### Record extracts
--- Begin ---

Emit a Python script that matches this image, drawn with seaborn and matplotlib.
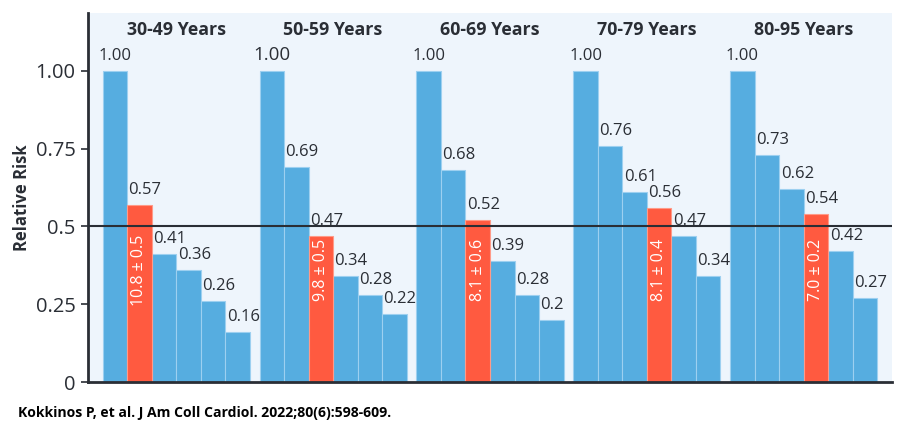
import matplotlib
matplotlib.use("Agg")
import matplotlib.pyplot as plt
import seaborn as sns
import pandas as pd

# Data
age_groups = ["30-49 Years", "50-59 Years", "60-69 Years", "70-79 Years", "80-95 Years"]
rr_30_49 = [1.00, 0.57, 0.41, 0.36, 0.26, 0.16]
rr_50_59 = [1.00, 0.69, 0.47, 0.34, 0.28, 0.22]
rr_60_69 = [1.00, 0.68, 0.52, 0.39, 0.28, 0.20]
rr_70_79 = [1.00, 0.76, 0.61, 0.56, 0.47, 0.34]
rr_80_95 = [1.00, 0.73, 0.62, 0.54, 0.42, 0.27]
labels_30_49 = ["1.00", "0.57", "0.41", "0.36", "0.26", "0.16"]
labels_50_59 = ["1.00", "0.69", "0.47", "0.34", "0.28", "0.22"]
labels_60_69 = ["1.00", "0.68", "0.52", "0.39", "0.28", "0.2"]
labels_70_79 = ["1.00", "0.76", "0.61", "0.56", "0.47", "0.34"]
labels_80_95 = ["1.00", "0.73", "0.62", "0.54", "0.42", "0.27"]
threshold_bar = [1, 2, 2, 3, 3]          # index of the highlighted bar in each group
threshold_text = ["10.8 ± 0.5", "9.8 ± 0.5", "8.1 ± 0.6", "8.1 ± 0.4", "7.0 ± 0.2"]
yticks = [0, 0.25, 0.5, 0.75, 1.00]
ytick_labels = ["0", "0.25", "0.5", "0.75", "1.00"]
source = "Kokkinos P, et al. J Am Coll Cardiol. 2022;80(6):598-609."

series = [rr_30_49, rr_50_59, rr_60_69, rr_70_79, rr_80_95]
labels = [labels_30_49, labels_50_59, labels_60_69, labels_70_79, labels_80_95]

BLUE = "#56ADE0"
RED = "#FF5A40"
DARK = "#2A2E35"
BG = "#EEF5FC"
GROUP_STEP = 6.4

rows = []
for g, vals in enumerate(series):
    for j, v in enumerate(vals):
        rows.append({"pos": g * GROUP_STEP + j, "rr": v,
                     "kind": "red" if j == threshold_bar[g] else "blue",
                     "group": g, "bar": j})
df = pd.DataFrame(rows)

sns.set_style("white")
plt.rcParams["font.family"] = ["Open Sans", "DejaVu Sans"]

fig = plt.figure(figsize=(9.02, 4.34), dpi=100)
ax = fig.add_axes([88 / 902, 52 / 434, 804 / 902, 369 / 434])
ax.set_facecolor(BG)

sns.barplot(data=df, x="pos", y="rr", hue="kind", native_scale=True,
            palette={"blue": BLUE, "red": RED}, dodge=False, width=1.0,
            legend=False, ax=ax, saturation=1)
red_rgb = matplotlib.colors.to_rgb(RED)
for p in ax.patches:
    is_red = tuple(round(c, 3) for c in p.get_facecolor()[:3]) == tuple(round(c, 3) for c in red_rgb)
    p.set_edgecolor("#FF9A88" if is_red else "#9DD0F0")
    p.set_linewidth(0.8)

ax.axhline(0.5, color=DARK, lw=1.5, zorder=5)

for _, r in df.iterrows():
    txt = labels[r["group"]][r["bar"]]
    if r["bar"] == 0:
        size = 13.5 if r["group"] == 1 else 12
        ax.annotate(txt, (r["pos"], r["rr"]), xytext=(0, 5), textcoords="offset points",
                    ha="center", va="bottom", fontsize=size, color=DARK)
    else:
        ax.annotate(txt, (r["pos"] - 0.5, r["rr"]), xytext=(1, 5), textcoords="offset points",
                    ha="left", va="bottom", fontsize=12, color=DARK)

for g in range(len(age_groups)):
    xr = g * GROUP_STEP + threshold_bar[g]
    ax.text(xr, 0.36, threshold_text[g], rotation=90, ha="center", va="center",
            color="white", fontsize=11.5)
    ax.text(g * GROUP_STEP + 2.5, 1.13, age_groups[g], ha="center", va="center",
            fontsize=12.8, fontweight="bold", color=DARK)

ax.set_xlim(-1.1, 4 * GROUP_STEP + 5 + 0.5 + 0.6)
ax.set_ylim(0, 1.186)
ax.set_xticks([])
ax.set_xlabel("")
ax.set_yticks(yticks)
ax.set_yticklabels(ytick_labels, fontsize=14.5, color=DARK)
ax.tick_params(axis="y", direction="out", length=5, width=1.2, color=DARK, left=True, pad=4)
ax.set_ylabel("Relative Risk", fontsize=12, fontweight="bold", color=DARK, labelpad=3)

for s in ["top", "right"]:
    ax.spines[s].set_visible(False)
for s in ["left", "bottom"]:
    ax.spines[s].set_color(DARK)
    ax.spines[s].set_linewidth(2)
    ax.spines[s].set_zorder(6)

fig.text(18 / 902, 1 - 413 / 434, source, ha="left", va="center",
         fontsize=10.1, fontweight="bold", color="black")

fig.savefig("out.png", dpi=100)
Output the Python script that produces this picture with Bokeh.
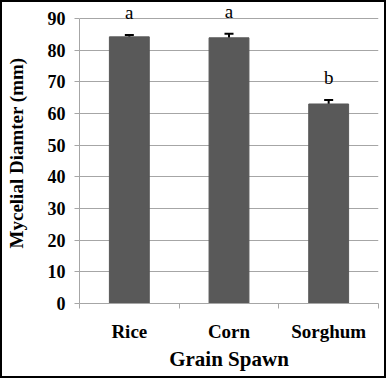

--- End ---

### Stated goal
Your task is to restate word for word the lines from the top of the data to the line containing "import pandas as pd", both ends included, with every picture left out.

### The reply
Emit a Python script that matches this image, drawn with seaborn and matplotlib.
import matplotlib
matplotlib.use("Agg")
import matplotlib.pyplot as plt
import seaborn as sns
import pandas as pd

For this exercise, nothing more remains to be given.